Not everyone was onboard with the status quo. In the 1960s, a chemist and oenologist, Jules Chauvet, wanted to figure out how to produce wine with no additives. He ended up connecting with four young winemakers — Marcel Lapierre, Jean Foillard, Charly Thevenet, and Guy Breton — who remembered the delicious, pure wines of their grandfathers, and dreamed of emulating them. 

This was the first spark in what we today call the natural wine movement. Other winemakers, fed up with the incursion of modern farming and interventionist winemaking, would visit, learn their ways, and slowly spread these new ideas. Retroactively, they were dubbed the Gang of Four, for their influence on our current understanding of wine.

Regardless of whether you like natural wine, there is no denying its effect on today’s wine world. For generations, wine was the stuff of rich collectors and stuffy sommeliers; you could go lowbrow and drink wine from the grocery store out of a jug, but the industry was controlled by high brow elites, swirling expensive elixirs in their ivory tower. There was a lot of gatekeeping of the good stuff, which kept many people away, especially minorities.

In the last two decades, though, the world has gone through a lot of changes. Boomers have all the money, but are aging out of their drinking abilities. Millennials and Gen Z have nowhere near their resources, are drinking less, and are caring about things like the environment and food sources much more than previous generations. This means the collector class is shrinking and the wine industry has had to pivot to capture new customers and stay relevant.

Natural wine was the perfect vehicle to capture the attention of young people. Ignored by the cognoscenti as unworthy, sellers were forced to find a new audience. Out came a slew of cool labels, where the story of the wine, its production and ethos, were as important as what it tasted like. It was democratized, available for everyone to drink, now, and enjoy.

The industry is scrambling to catch up. A decade ago if you described a wine as organic or low-intervention, consumers would run the other way, assuming a flawed, wild bottle of wine. Now, sustainable is the buzzword of the decade. Vineyards are being converted to organic viticulture at an 8 percent increase on average per year. More and more winemakers are making the investment in time, instead of additives, and sulfur levels are decreasing rapidly. Winemakers who’ve always made wine this way are now talking about it with gusto. 

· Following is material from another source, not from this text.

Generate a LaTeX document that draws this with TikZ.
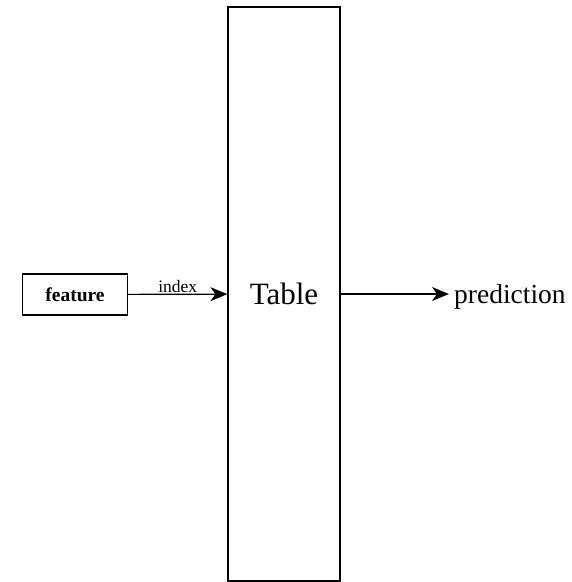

Wine has changed: It is better than ever, more accessible than ever, and it started in Beaujolais. Unfortunately, outside of industry professionals (we call it cat-nip for Somms) and in-the-know drinkers, the category is still wholly underappreciated. To be fair, wine that is simply labeled Beaujolais, and most Beaujolais Nouveau, is still sub-par (but great examples like those from Chermette and Clos de Fief are out there). 

Yet behind the Gang of Four have come a cadre of uber-talented producers from across the 10 crus. Walk into any wine store worth its salt and ask the salesperson what’s the best Bojo is at the moment, and chances are you are going home with your new favorite wine.